Council members hear ideas for $1 million development fund
When it comes to divvying up Shawnee’s new economic development fund, boosting small businesses should be one of the priorities, City Council members told staff last week.
Finance and Administration Committee members differed on the best ways to retain, grow and attract new small businesses, but they generally agreed there’s a gap in the city’s current toolbox. Even though small businesses make up a large portion of employment, programs such as tax-increment financing are designed for much larger projects.
On Nov. 8, the committee reviewed and discussed the first draft economic development policy statement, prepared with input from a Shawnee Economic Development Council task force. The draft highlighted seven critical issues, including support for small businesses.
While $1 million — new revenue expected in 2012 from the recently increased landfill impact fee — is a large sum, it’s critical to prioritize carefully, city manager Carol Gonzales said. Economic development projects could eat it up quickly.
“It’s not an endless supply of money,” she said. “We could spend it over and over.”
Shawnee’s biggest economic development needs, according to the EDC’s report, are immediate and long-term commercial and industrial buildings and move-in-ready land sites, differentiating the city from neighboring communities and helping small- and medium-sized businesses access funding to grow.
The EDC proposed four ideas in response.
• Shawnee Impact Zones: Geographically defined areas where the city could help fund infrastructure, site remediation, engineering or permitting to accelerate commercial or industrial development. The tool could be particularly useful for sites with challenging topography or infrastructure needs.
• Shawnee Entrepreneurship and Economic Development Loans: Loans to help provide job-creation incentives to keep Shawnee employers in the community, as well as attract new ones. Such a program could also provide capital for existing small businesses or start-ups with job-creation potential.
• Economic Catalyst Development: Funding to attract a destination, or catalyst, that would create spin-off development. Ideas include an entrepreneurial incubator, a destination shopping center or a university satellite campus.
• Shawnee Development Corporation: A group that could buy land or otherwise engage in the real estate development process to augment the private sector. Among other things, such a corporation could option land for future assemblage or sell it at below-market rates to a major employer expanding at the site.

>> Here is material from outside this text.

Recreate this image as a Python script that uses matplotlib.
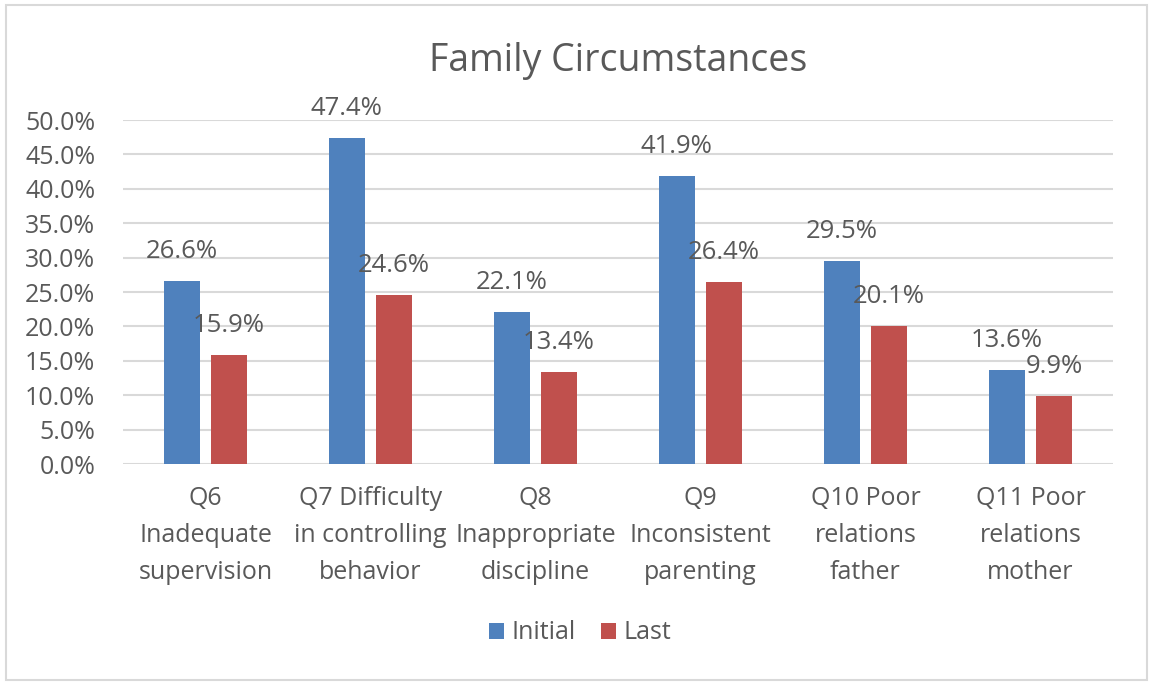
import numpy as np
import matplotlib
matplotlib.use("Agg")
from matplotlib import pyplot as plt
from matplotlib.patches import Rectangle

categories = ["Q6\nInadequate\nsupervision", "Q7 Difficulty\nin controlling\nbehavior",
              "Q8\nInappropriate\ndiscipline", "Q9\nInconsistent\nparenting",
              "Q10 Poor\nrelations\nfather", "Q11 Poor\nrelations\nmother"]
initial = [0.266, 0.474, 0.221, 0.419, 0.295, 0.136]
last = [0.159, 0.246, 0.134, 0.264, 0.201, 0.099]

grey = "#595959"
plt.rcParams["font.family"] = ["Open Sans", "DejaVu Sans"]

fig = plt.figure(figsize=(11.53, 6.85), dpi=100)
fig.patches.append(Rectangle((0.005, 0.007), 0.99, 0.986, transform=fig.transFigure,
                             fill=False, edgecolor="#d9d9d9", linewidth=1.5))
ax = fig.add_axes([0.1067, 0.3226, 0.8586, 0.5022])

x = np.arange(len(categories))
w = 0.22
off = 0.143
b1 = ax.bar(x - off, initial, w, color="#4F81BD", label="Initial", zorder=3)
b2 = ax.bar(x + off, last, w, color="#C0504D", label="Last", zorder=3)

for bars, vals in [(b1, initial), (b2, last)]:
    for rect, v in zip(bars, vals):
        ax.text(rect.get_x() + rect.get_width() / 2, v + 0.043, f"{v*100:.1f}%",
                ha="center", va="center", fontsize=18.5, color=grey, zorder=4)

ax.set_xlim(-0.5, len(categories) - 0.5)
ax.set_ylim(0, 0.5)
ax.set_yticks(np.arange(0, 0.51, 0.05))
ax.set_yticklabels([f"{t*100:.1f}%" for t in np.arange(0, 0.51, 0.05)])
ax.set_xticks(x)
ax.set_xticklabels(categories, linespacing=1.62)
ax.tick_params(axis="both", length=0, labelsize=18, colors=grey)
ax.tick_params(axis="x", pad=16)
ax.tick_params(axis="y", pad=20)
ax.grid(axis="y", color="#d9d9d9", linewidth=1.5, zorder=0)
for s in ax.spines.values():
    s.set_visible(False)

ax.set_title("Family Circumstances", fontsize=27, color=grey, pad=35)

fig.legend(handles=[b1, b2], loc="center", bbox_to_anchor=(0.503, 0.076), ncol=2,
           frameon=False, fontsize=18, labelcolor=grey, handlelength=0.6,
           handleheight=0.6, handletextpad=0.3, columnspacing=1.0)

fig.savefig("out.png", dpi=100)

A number of other cities have programs to acquire land and get it ready for development, Gonzales said, and it’s effective but bold.
“We have never been that aggressive,” she said. “That takes a lot of funding.”

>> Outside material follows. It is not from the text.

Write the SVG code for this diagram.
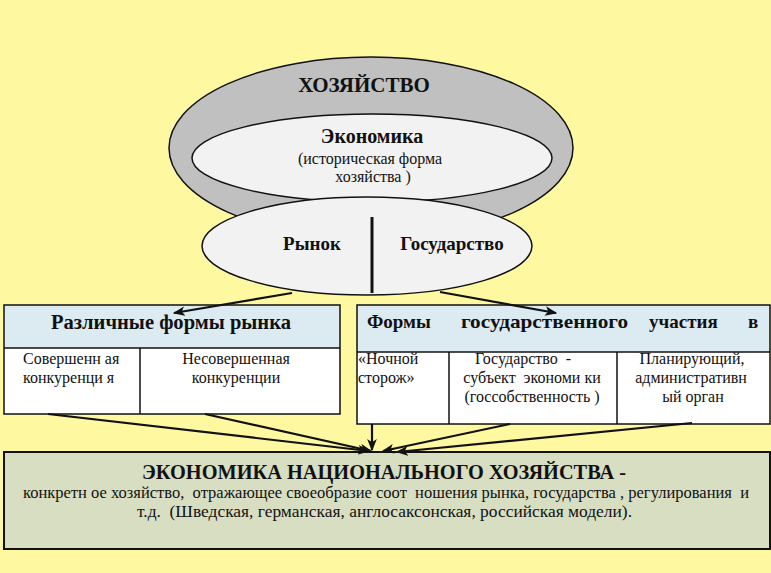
<svg xmlns="http://www.w3.org/2000/svg" width="771" height="573" viewBox="0 0 771 573">
<defs>
<style>
.t{font-family:"Liberation Serif","Times New Roman",serif;fill:#111;}
.b{font-weight:bold;}
.c{text-anchor:middle;}
.ln{stroke:#111;fill:none;}
.conn{stroke:#111;fill:none;stroke-width:2.2;marker-end:url(#ah);}
</style>
<marker id="ah" viewBox="0 0 10 8" refX="9" refY="4" markerWidth="5.5" markerHeight="4.4" orient="auto" markerUnits="strokeWidth">
<path d="M0,0 L10,4 L0,8 L2.5,4 Z" fill="#111"/>
</marker>
</defs>
<rect x="0" y="0" width="771" height="573" fill="#FEF9A0"/>

<g id="hozyaistvo">
<ellipse cx="371" cy="148" rx="202" ry="91" fill="#C0C0C0" stroke="#111" stroke-width="1.5"/>
<text class="t b c" x="364" y="92" font-size="21">ХОЗЯЙСТВО</text>
</g>

<g id="ekonomika">
<ellipse cx="372" cy="158" rx="180" ry="44" fill="#F2F2F2" stroke="#111" stroke-width="1.5"/>
<text class="t b c" x="372" y="143" font-size="20">Экономика</text>
<text class="t c" x="370" y="164" font-size="16">(историческая форма</text>
<text class="t c" x="373" y="182" font-size="16" xml:space="preserve">хозяйства )</text>
</g>

<g id="rynok-gosudarstvo">
<ellipse cx="367" cy="246" rx="165" ry="49" fill="#F2F2F2" stroke="#111" stroke-width="1.5"/>
<line x1="372" y1="217" x2="372" y2="293" stroke="#111" stroke-width="3"/>
<text class="t b c" x="312" y="250" font-size="19">Рынок</text>
<text class="t b c" x="452" y="250" font-size="19">Государство</text>
</g>

<g id="formy-rynka">
<rect x="4" y="305" width="336" height="109" fill="#FFFFFF"/>
<rect x="4" y="305" width="336" height="43" fill="#DCEBF2"/>
<rect x="4" y="305" width="336" height="109" class="ln" stroke-width="1.5"/>
<line x1="4" y1="348" x2="340" y2="348" class="ln" stroke-width="1.5"/>
<line x1="140" y1="348" x2="140" y2="414" class="ln" stroke-width="1.5"/>
<text class="t b c" x="171" y="329" font-size="20" textLength="240" lengthAdjust="spacingAndGlyphs">Различные формы рынка</text>
<text class="t" x="23" y="364" font-size="16" xml:space="preserve">Совершенн ая</text>
<text class="t" x="23" y="383" font-size="16" xml:space="preserve">конкуренци я</text>
<text class="t c" x="236" y="364" font-size="16">Несовершенная</text>
<text class="t c" x="236" y="383" font-size="16">конкуренции</text>
</g>

<g id="formy-gos">
<rect x="357" y="305" width="413" height="119" fill="#FFFFFF"/>
<rect x="357" y="305" width="413" height="47" fill="#DCEBF2"/>
<rect x="357" y="305" width="413" height="119" class="ln" stroke-width="1.5"/>
<line x1="357" y1="352" x2="770" y2="352" class="ln" stroke-width="1.5"/>
<line x1="449" y1="352" x2="449" y2="424" class="ln" stroke-width="1.5"/>
<line x1="617" y1="352" x2="617" y2="424" class="ln" stroke-width="1.5"/>
<text class="t b" x="367" y="328" font-size="19">Формы</text>
<text class="t b" x="461" y="328" font-size="19" textLength="167" lengthAdjust="spacingAndGlyphs">государственного</text>
<text class="t b" x="649" y="328" font-size="19">участия</text>
<text class="t b" x="748" y="328" font-size="19">в</text>
<text class="t" x="358" y="364" font-size="16">«Ночной</text>
<text class="t" x="358" y="383" font-size="16">сторож»</text>
<text class="t c" x="523" y="364" font-size="16" xml:space="preserve">Государство  -</text>
<text class="t c" x="532" y="383" font-size="16" xml:space="preserve">субъект  экономи ки</text>
<text class="t c" x="532" y="402" font-size="16" xml:space="preserve">(госсобственность )</text>
<text class="t c" x="692" y="364" font-size="16">Планирующий,</text>
<text class="t c" x="691" y="383" font-size="16">административн</text>
<text class="t c" x="693" y="402" font-size="16">ый орган</text>
</g>

<g id="ekonomika-nh">
<rect x="4" y="452" width="766" height="97" fill="#D8DEC2" stroke="#111" stroke-width="2"/>
<text class="t b" x="142" y="479" font-size="21" textLength="484" lengthAdjust="spacingAndGlyphs">ЭКОНОМИКА НАЦИОНАЛЬНОГО ХОЗЯЙСТВА -</text>
<text class="t" x="23" y="498" font-size="16" textLength="726" lengthAdjust="spacingAndGlyphs" xml:space="preserve">конкретн ое хозяйство,  отражающее своеобразие соот  ношения рынка, государства , регулирования  и</text>
<text class="t" x="137" y="517" font-size="16" textLength="495" lengthAdjust="spacingAndGlyphs" xml:space="preserve">т.д.  (Шведская, германская, англосаксонская, российская модели).</text>
</g>

<g id="connectors">
<path class="conn" d="M292,293 L174,313"/>
<path class="conn" d="M440,292 L556,313"/>
<path class="conn" d="M48,414 L369,451" stroke-width="2.8"/>
<path class="conn" d="M205,414 L371,451" stroke-width="2.8"/>
<path class="conn" d="M372,424 L372,450"/>
<path class="conn" d="M510,424 L383,451"/>
<path class="conn" d="M692,423 L397,452"/>
</g>
</svg>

Committee members were leery about funding start-up small businesses, especially risky ones like restaurants.
Michelle Distler said she didn’t want to invest in bad business plans but that it could be difficult to draw the line. She said there’s no way of knowing which “guy in his garage” will succeed and which will never get out of his garage.
Others suggested focusing on tools to help existing small businesses grow and encourage them to stay in Shawnee. Ideas included buying down utilities or cushioning building expansions.
Rather than directly fund new businesses, Jeff Vaught suggested using money to create a “business-friendly climate,” which could include revitalizing more aging shopping centers.
“If we do everything else right, small businesses come online,” he said. “I would much rather incentivize the infrastructure and an area for them to be…and hope they find a place to land.”
The committee is scheduled to continue its discussion in January.